Sidelighting Photocontrols Field Study


Heschong Mahone Group, Inc., Report #06-152, 2005

Review by Scott Schuetter, Energy Center of Wisconsin: 

The Heschong Mahone Group, supported by Southern California Edison, Pacific Gas and Electric and the Northwest Energy Efficiency Alliance, conducted this study of existing daylight-responsive lighting controls in sidelit buildings. The study covered 123 spaces in 49 different buildings mostly consisting of offices and classrooms. During the study, measurements were taken for two weeks. Each space included measurements of the controlled electric lighting's current, the uncontrolled electric lighting's current, and the vertical illuminance entering the window. Additional measurements were made of the illuminance level at the photosensor and on the critical task if possible. Through these measurements, the electric lighting savings for the actual, installed daylight control system was calculated by comparing the measured current to the total current during occupied periods.

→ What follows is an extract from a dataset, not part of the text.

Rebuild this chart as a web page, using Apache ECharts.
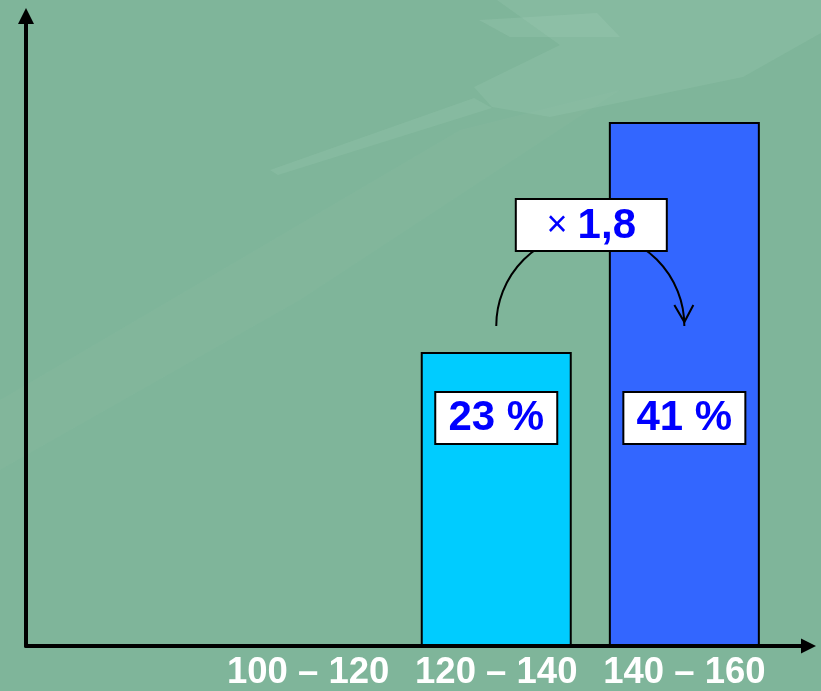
<!DOCTYPE html>
<html>
<head>
<meta charset="utf-8">
<script src="https://cdn.jsdelivr.net/npm/echarts@6/dist/echarts.min.js"></script>
<style>
  html, body { margin: 0; padding: 0; background: #7fb59a; }
  #chart { width: 821px; height: 691px; }
</style>
</head>
<body>
<div id="chart"></div>
<script>
// Height bins and the share of each bin, in percent
const binLabels = ['100 – 120', '120 – 140', '140 – 160'];
const binMids = [110, 130, 150];
const shares = [null, 23, 41];
const barColors = ['#00ccff', '#00ccff', '#3366ff'];

const FONT = '"Liberation Sans", Arial, Helvetica, sans-serif';
const BLUE = '#0000ff';

// Growth factor between the two filled bins, written with a decimal comma
const ratio = (shares[2] / shares[1]).toFixed(1).replace('.', ',');

const barData = [];
binMids.forEach((x, i) => {
  if (shares[i] != null) {
    barData.push({ value: [x, shares[i]], itemStyle: { color: barColors[i] } });
  }
});

const chart = echarts.init(document.getElementById('chart'), null, { renderer: 'canvas' });

chart.setOption({
  backgroundColor: '#7fb59a',
  animation: false,
  // faint lighter shapes of the backdrop
  graphic: [
    {
      type: 'polygon', silent: true, z: -10,
      shape: { points: [[497, 0], [821, 0], [821, 33], [743, 77], [550, 117], [492, 107], [474, 87], [560, 45]] },
      style: { fill: 'rgba(200,232,212,0.10)' }
    },
    {
      type: 'polygon', silent: true, z: -10,
      shape: { points: [[479, 20], [597, 13], [620, 37], [510, 37]] },
      style: { fill: 'rgba(200,232,212,0.12)' }
    },
    {
      type: 'polygon', silent: true, z: -10,
      shape: { points: [[270, 170], [474, 98], [492, 108], [278, 175]] },
      style: { fill: 'rgba(200,232,212,0.10)' }
    },
    {
      type: 'polygon', silent: true, z: -10,
      shape: { points: [[0, 400], [460, 130], [620, 90], [300, 300], [0, 470]] },
      style: { fill: 'rgba(200,232,212,0.04)' }
    }
  ],
  grid: { left: 26, right: 12.5, top: 16, bottom: 45, outerBoundsMode: 'none' },
  xAxis: {
    type: 'value',
    min: 80,
    max: 163.2,
    splitLine: { show: false },
    axisTick: { show: false },
    axisLine: {
      show: true,
      onZero: false,
      symbol: ['none', 'triangle'],
      symbolSize: [15, 15],
      lineStyle: { color: '#000', width: 4 }
    },
    axisLabel: {
      customValues: binMids,
      formatter: v => binLabels[binMids.indexOf(v)] || '',
      color: '#ffffff',
      fontFamily: FONT,
      fontWeight: 'bold',
      fontSize: 36.5,
      margin: 8
    }
  },
  yAxis: {
    type: 'value',
    min: 0,
    max: 49.3,
    splitLine: { show: false },
    axisTick: { show: false },
    axisLabel: { show: false },
    axisLine: {
      show: true,
      symbol: ['none', 'triangle'],
      symbolSize: [16, 16],
      lineStyle: { color: '#000', width: 4 }
    }
  },
  series: [
    {
      type: 'bar',
      data: barData,
      barWidth: 151,
      itemStyle: { borderColor: '#000', borderWidth: 2 },
      label: {
        show: true,
        position: 'insideBottom',
        distance: 203,
        formatter: p => p.value[1] + ' %',
        fontFamily: FONT,
        fontWeight: 'bold',
        fontSize: 42,
        color: BLUE,
        backgroundColor: '#ffffff',
        borderColor: '#000',
        borderWidth: 2,
        width: 120,
        height: 50,
        lineHeight: 50,
        align: 'center',
        padding: 0
      }
    },
    {
      // curved arrow from the 120–140 bar to the 140–160 bar with the growth factor
      type: 'custom',
      coordinateSystem: 'cartesian2d',
      z: 5,
      encode: { x: [0, 1], y: [2, 3] },
      data: [[binMids[1], binMids[2], shares[1], shares[2]]],
      renderItem: (params, api) => {
        const p1 = api.coord([api.value(0), api.value(2)]);
        const p2 = api.coord([api.value(1), api.value(3)]);
        const cx = (p1[0] + p2[0]) / 2;
        const r = (p2[0] - p1[0]) / 2;
        const baseY = p1[1] - 26;
        const tipX = cx + r;
        const boxW = 151, boxH = 52;
        const boxY = baseY - 127;
        return {
          type: 'group',
          children: [
            {
              type: 'arc',
              shape: { cx: cx, cy: baseY, r: r, startAngle: Math.PI, endAngle: Math.PI * 2, clockwise: true },
              style: { stroke: '#000', lineWidth: 2, fill: null }
            },
            {
              type: 'polyline',
              shape: { points: [[tipX - 10, baseY - 21], [tipX, baseY - 4], [tipX + 9, baseY - 21]] },
              style: { stroke: '#000', lineWidth: 2, fill: null }
            },
            {
              type: 'rect',
              shape: { x: cx + 1 - boxW / 2, y: boxY, width: boxW, height: boxH },
              style: { fill: '#ffffff', stroke: '#000', lineWidth: 2 }
            },
            {
              type: 'text',
              x: cx + 1,
              y: boxY + boxH / 2 + 1,
              style: {
                text: '{m|× }{n|' + ratio + '}',
                align: 'center',
                verticalAlign: 'middle',
                fill: BLUE,
                rich: {
                  m: { fontFamily: FONT, fontSize: 36, fill: BLUE },
                  n: { fontFamily: FONT, fontSize: 42, fontWeight: 'bold', fill: BLUE }
                }
              }
            }
          ]
        };
      }
    }
  ]
});
</script>
</body>
</html>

An energy model of each space was then constructed in DOE-2.2 using eQUEST as a front end. The simulation used real weather data collected over the same two week period as the measurements. In this way, the electric lighting savings for an idealized, perfectly operating daylight control system was calculated. The ratio of measured savings to predicted savings, or Realized Savings Ratio (RSR), was then calculated for each space. An RSR = 0 means that the photocontrols are saving no energy, while an RSR = 1 means they are working as designed.

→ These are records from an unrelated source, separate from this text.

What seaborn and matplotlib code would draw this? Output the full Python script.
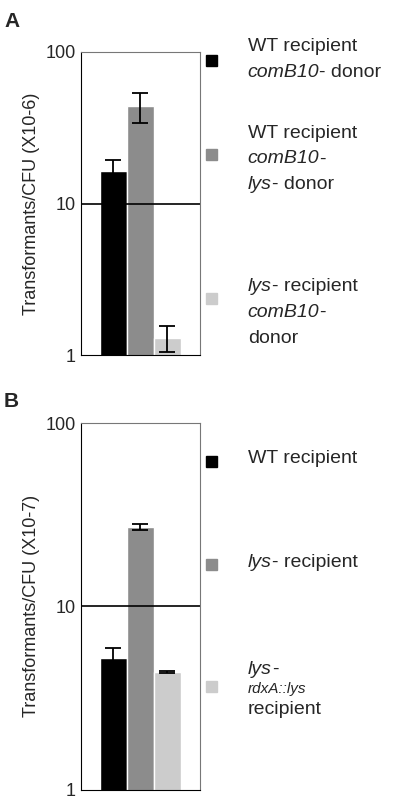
import matplotlib
matplotlib.use("Agg")
import matplotlib.pyplot as plt
import seaborn as sns
import pandas as pd

sns.set_style("white")
plt.rcParams['font.family'] = ['Liberation Sans', 'DejaVu Sans']

cats = ["a", "b", "c"]
colors = ["#000000", "#8c8c8c", "#cccccc"]
valsA = [16.5, 44, 1.3]
errA = [3.0, 10.0, 0.25]
valsB = [5.2, 27, 4.4]
errB = [0.7, 1.0, 0.05]

fig = plt.figure(figsize=(4.03, 8.0), dpi=100)
axA = fig.add_axes([0.201, 0.556, 0.295, 0.379])
axB = fig.add_axes([0.201, 0.013, 0.295, 0.458])

def panel(ax, vals, errs, ylabel):
    df = pd.DataFrame({"c": cats, "v": vals})
    sns.barplot(data=df, x="c", y="v", hue="c", palette=colors, width=1.0,
                legend=False, ax=ax, saturation=1)
    ax.errorbar(range(3), vals, yerr=errs, fmt="none", ecolor="black",
                capsize=6, elinewidth=1.3, capthick=1.3)
    ax.set_yscale("log")
    ax.set_ylim(1, 100)
    ax.set_xlim(-1.2, 3.2)
    ax.axhline(10, color="black", lw=1.2)
    ax.set_yticks([1, 10, 100])
    ax.set_yticklabels(["1", "10", "100"], fontsize=13)
    ax.minorticks_off()
    ax.set_xticks([])
    ax.set_xlabel("")
    ax.set_ylabel(ylabel, fontsize=13)
    for s in ax.spines.values():
        s.set_color("#777777")
    ax.spines["left"].set_color("black")
    ax.spines["bottom"].set_color("black")
    ax.tick_params(axis="y", length=0, pad=4)

panel(axA, valsA, errA, "Transformants/CFU (X10-6)")
panel(axB, valsB, errB, "Transformants/CFU (X10-7)")

fig.text(0.01, 0.985, "A", fontsize=15, fontweight="bold", va="top")
fig.text(0.01, 0.51, "B", fontsize=15, fontweight="bold", va="top")

def sq(x, y, c):
    fig.patches.append(plt.Rectangle((x, y), 0.028, 0.014, color=c,
                                     transform=fig.transFigure, figure=fig))

fs = 14
X = 0.615

def line(y, parts, size=fs):
    # parts: list of (text, italic)
    t = fig.text(X, y, parts[0][0], fontsize=size, va="top",
                 style="italic" if parts[0][1] else "normal")
    for txt, it in parts[1:]:
        t = fig.text(0, 0, txt, fontsize=size, va="top",
                     style="italic" if it else "normal",
                     transform=matplotlib.transforms.offset_copy(
                         t.get_transform(), fig=fig, x=0, y=0))
        t.remove()
        t = plt.annotate(txt, xy=(1, 1), xycoords=prev, va="top",
                         fontsize=size, style="italic" if it else "normal") if False else None
    return

def line(y, parts, size=fs):
    prev = None
    for txt, it in parts:
        st = "italic" if it else "normal"
        if prev is None:
            prev = fig.text(X, y, txt, fontsize=size, va="top", style=st)
        else:
            prev = fig.text(0, 0, txt, fontsize=size, va="top", style=st)
            prev.remove()
            prev = axA.annotate(txt, xy=(1, 1), xycoords=last, va="top",
                                ha="left", fontsize=size, style=st,
                                annotation_clip=False)
        last = prev

# Panel A legend
sq(0.51, 0.917, colors[0])
line(0.952, [("WT recipient", False)])
line(0.920, [("comB10", True), ("- donor", False)])
sq(0.51, 0.800, colors[1])
line(0.844, [("WT recipient", False)])
line(0.812, [("comB10", True), ("-", False)])
line(0.780, [("lys", True), ("- donor", False)])
sq(0.51, 0.620, colors[2])
line(0.652, [("lys", True), ("- recipient", False)])
line(0.620, [("comB10", True), ("-", False)])
line(0.588, [("donor", False)])
# Panel B legend
sq(0.51, 0.416, colors[0])
line(0.438, [("WT recipient", False)])
sq(0.51, 0.287, colors[1])
line(0.308, [("lys", True), ("- recipient", False)])
sq(0.51, 0.135, colors[2])
line(0.174, [("lys", True), ("-", False)])
line(0.148, [("rdxA::lys", True)], size=11)
line(0.124, [("recipient", False)])

fig.savefig("out.png", dpi=100)
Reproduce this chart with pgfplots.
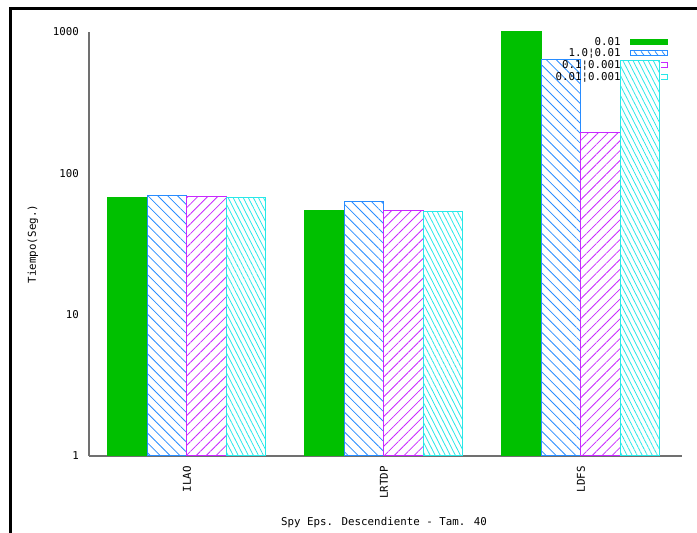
\documentclass[border=0pt]{standalone}
\usepackage{pgfplots}
\pgfplotsset{compat=1.18}
\usepackage{fontspec}
\setmainfont{DejaVu Sans Mono}
\usetikzlibrary{patterns.meta}
\definecolor{cgreen}{RGB}{0,192,0}
\definecolor{cblue}{RGB}{40,140,255}
\definecolor{cmag}{RGB}{200,40,255}
\definecolor{ccyan}{RGB}{40,232,232}
\definecolor{axgray}{RGB}{112,112,112}
\newcommand{\chfont}{\fontsize{10.8}{12}\selectfont}
% legend sample showing only the visible right tail (rest hidden behind a bar)
\newcommand{\tailsample}[1]{%
  \pgfpathrectangle{\pgfpoint{0pt}{-2.5pt}}{\pgfpoint{37pt}{5pt}}%
  \pgfusepath{use as bounding box}%
  \pgfsetstrokecolor{#1}\pgfsetlinewidth{1pt}%
  \pgfpathmoveto{\pgfpoint{31pt}{2.5pt}}%
  \pgfpathlineto{\pgfpoint{37pt}{2.5pt}}%
  \pgfpathlineto{\pgfpoint{37pt}{-2.5pt}}%
  \pgfpathlineto{\pgfpoint{31pt}{-2.5pt}}%
  \pgfusepath{stroke}}
\newcommand{\bluesample}{%
  \pgfpathrectangle{\pgfpoint{0pt}{-2.5pt}}{\pgfpoint{37pt}{5pt}}%
  \pgfsetfillcolor{white}\pgfsetstrokecolor{cblue}\pgfsetlinewidth{1pt}%
  \pgfusepath{fill,stroke}%
  \pgfsetlinewidth{0.8pt}%
  \foreach \xx in {4,11,18,25,32}{%
    \pgfpathmoveto{\pgfpoint{\xx pt}{2pt}}%
    \pgfpathlineto{\pgfpoint{\xx pt + 3pt}{-2pt}}}%
  \pgfusepath{stroke}}
\begin{document}
\begin{tikzpicture}[x=1pt,y=1pt]
\useasboundingbox (0,0) rectangle (697,533);
\draw[line width=3pt] (10.5,0) -- (10.5,524.5) -- (697,524.5);
\begin{axis}[
  at={(89pt,77pt)}, anchor=south west,
  scale only axis, width=593pt, height=424pt,
  ymode=log, ymin=1, ymax=1000,
  xmin=-0.497, xmax=2.513,
  ybar=0pt, bar width=39.5pt,
  axis lines*=left,
  axis line style={axgray, line width=1.2pt},
  major tick length=0pt, yminorticks=false,
  ytick={1,10,100,1000}, yticklabels={1,10,100,1000},
  xtick={0,1,2}, xticklabels={ILAO,LRTDP,LDFS},
  tick label style={font=\chfont},
  xticklabel style={rotate=90, anchor=east, inner sep=0pt},
  xticklabel shift=10pt,
  yticklabel style={anchor=east, inner sep=0pt},
  yticklabel shift=10pt,
  xlabel={Spy Eps. Descendiente - Tam. 40},
  ylabel={Tiempo(Seg.)},
  label style={font=\chfont},
  xlabel style={at={(axis description cs:0.4975,-0.158)}, anchor=center},
  ylabel style={at={(axis description cs:-0.0944,0.5)}, anchor=center},
  legend cell align=right,
  legend plot pos=right,
  legend style={at={(0.981,0.993)}, anchor=north east, draw=none, fill=none,
    font=\chfont, column sep=9pt, row sep=2.7pt,
    nodes={inner sep=0pt, text height=8pt, text depth=1pt}},
]
\addplot[draw=cgreen, fill=cgreen, line width=1pt,
  legend image code/.code={\fill[cgreen] (0pt,-2.5pt) rectangle (37pt,2.5pt);}]
  coordinates {(0,67.7) (1,55) (2,1000)};
\addlegendentry{0.01}
\addplot[draw=cblue, line width=1pt,
  pattern={Lines[angle=-45,distance=7pt,line width=0.8pt]}, pattern color=cblue,
  legend image code/.code={\bluesample}]
  coordinates {(0,69.9) (1,63) (2,641)};
\addlegendentry{1.0¦0.01}
\addplot[draw=cmag, line width=1pt,
  pattern={Lines[angle=45,distance=7pt,line width=0.8pt]}, pattern color=cmag,
  legend image code/.code={\tailsample{cmag}}]
  coordinates {(0,68.8) (1,55) (2,195)};
\addlegendentry{0.1¦0.001}
\addplot[draw=ccyan, line width=1pt,
  pattern={Lines[angle=-63,distance=4.5pt,line width=0.8pt]}, pattern color=ccyan,
  legend image code/.code={\tailsample{ccyan}}]
  coordinates {(0,68) (1,54.1) (2,624)};
\addlegendentry{0.01¦0.001}
\end{axis}
\end{tikzpicture}
\end{document}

Of the spaces studied, 64, or a little over 50%, had controls that were either not functioning or achieving no savings. 35 of these systems were intentionally disabled by setting the sensor illuminance target too high, putting tape over the photosensor, or disconnecting the wire to the photosensor. 9 of the remaining systems had never worked or never been activated. However, older systems were actually found to save more energy than newer ones. Also, it was common that all of the spaces in a building with daylight controls were disabled together, instead of only in problematic spaces.

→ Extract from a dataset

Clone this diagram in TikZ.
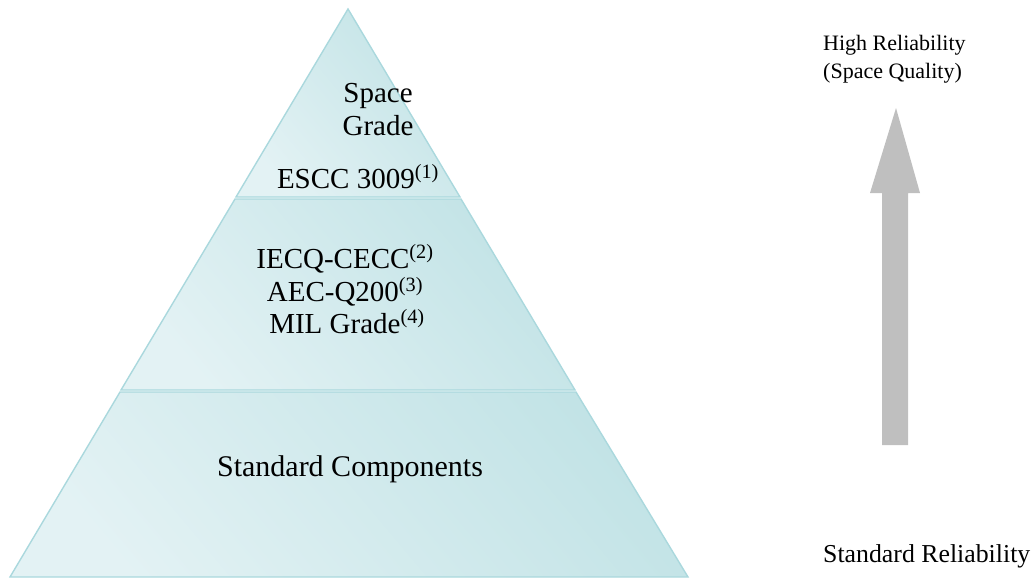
\documentclass[tikz,border=0pt]{standalone}
\usepackage{fontspec}
\setmainfont{Liberation Serif}
\definecolor{edgec}{HTML}{AAD8DD}
\definecolor{lightc}{HTML}{E3F2F4}
\definecolor{darkc}{HTML}{C2E3E6}
\definecolor{arrowc}{HTML}{BFBFBF}
\begin{document}
\begin{tikzpicture}[x=1pt,y=-1pt,
  layer/.style={draw=edgec,line width=1.4pt,top color=darkc,bottom color=lightc,shading angle=-50},
  ptext/.style={anchor=base,inner sep=0pt,font=\fontsize{29}{32}\selectfont},
  rtext/.style={anchor=base west,inner sep=0pt,font=\fontsize{22}{26}\selectfont}]
\useasboundingbox (0,0) rectangle (1032,578);
% layers
\path[layer] (348,9) -- (460,197) -- (236,197) -- cycle;
\path[layer] (235,199) -- (461,199) -- (575,390) -- (121,390) -- cycle;
\path[layer] (120,392) -- (576,392) -- (688,577) -- (10,577) -- cycle;
% pyramid texts
\node[ptext] (space) at (378,102) {Space};
\node[ptext] (grade) at (378,135) {Grade};
\node[ptext] (escc) at (358,188) {ESCC 3009\textsuperscript{(1)}};
\node[ptext] (iecq) at (345,268) {IECQ-CECC\textsuperscript{(2)}};
\node[ptext] (aec) at (345,301) {AEC-Q200\textsuperscript{(3)}};
\node[ptext] (mil) at (347,333) {MIL Grade\textsuperscript{(4)}};
\node[ptext,font=\fontsize{30}{34}\selectfont] (std) at (350,476) {Standard Components};
% right side
\node[rtext] (high) at (823,50) {High Reliability};
\node[rtext] (spq) at (823,78) {(Space Quality)};
\node[rtext,font=\fontsize{25.8}{30}\selectfont] (stdr) at (823,562) {Standard Reliability};
\fill[arrowc] (896,108) -- (920,193) -- (908,193) -- (908,445) -- (882,445) -- (882,193) -- (870,193) -- cycle;
\end{tikzpicture}
\end{document}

The daylighting control systems in the remaining spaces were achieving actual savings of roughly half of the predicted energy savings. This equated to a lighting energy savings of approximately 1.1 kWh/sf-yr and a net peak demand reduction of approximately 0.6 W/sf of photosensor controlled area. Higher levels of energy savings were correlated with more uniform daylighting and higher levels of daylight illuminance. These were often accomplished via windows on multiple facades, utilizing glazing with high visible transmittance, ensuring that the interior surfaces had high reflectances, and minimizing partition heights. Dimming controls had higher rates of functionality with only slightly less overall energy savings when compared to stepped systems. Further, the highest performing systems were in spaces with controlled zone depths no greater than 2 times the window head height. Finally, the study concluded that both integrating the design of the architecture, lighting and controls design as well as educating the building occupants were instrumental in the success of designing daylighting controls systems.